Mo'Nique's life has certainly changed since the Woodlawn native and Milford Mill Academy graduate first tried stand-up on a dare in 1991. While holding down her job as a customer sales representative for MCI, she became a regular at area comedy clubs and then a repeat performer on TV's " Showtime at the Apollo," and "Russell Simmons' Def Comedy Jam."
She soon had her own Baltimore showcase and restaurant, Mo'Nique's, as well as a slot co-hosting a morning radio show on WWIN (95.9 FM). By 1999, she had won a part in the UPN sitcom "The Parkers." She followed that with a slew of broad, popular big-screen comedies, but last year's "Precious" was her first major dramatic role in a Hollywood film.
Post-Oscar, Mo'Nique says she's still exploring her options. First up, of course, there's her nightly talk show on BET. Then, on March 19 in New Orleans, she kicks off her latest comedy tour -- with a stop set for the next night at Washington's DAR Constitution Hall.

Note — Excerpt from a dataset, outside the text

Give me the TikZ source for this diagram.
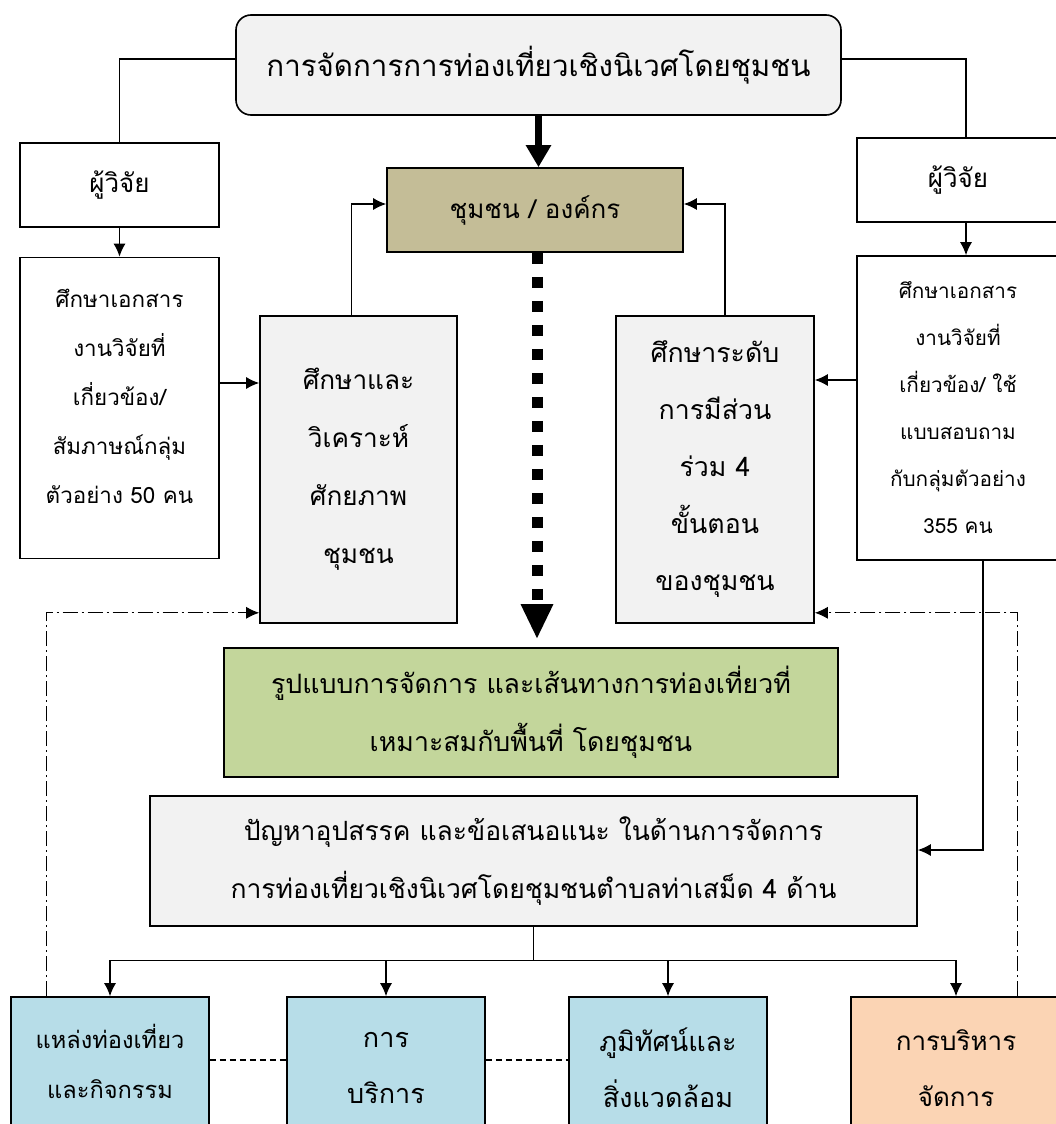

But even as the accolades keep pouring in, the actress born Monique Imes and raised in Woodlawn and Randallstown can't help but laugh when she looks back on her first acting experience. It happened while she was a student at Milford Mill Academy. And as a start, it was anything but auspicious.
"I played the grandmother," she said with the hearty laugh one gets used to hearing when she's on a roll, "and she was darn near dead. Now I don't know what they were trying to tell me. My only line was, 'Aggghhh, gahhh!'
"That was my only damn line, and now they have gone and nominated me for an Oscar. Can you imagine? I said that line so damn good."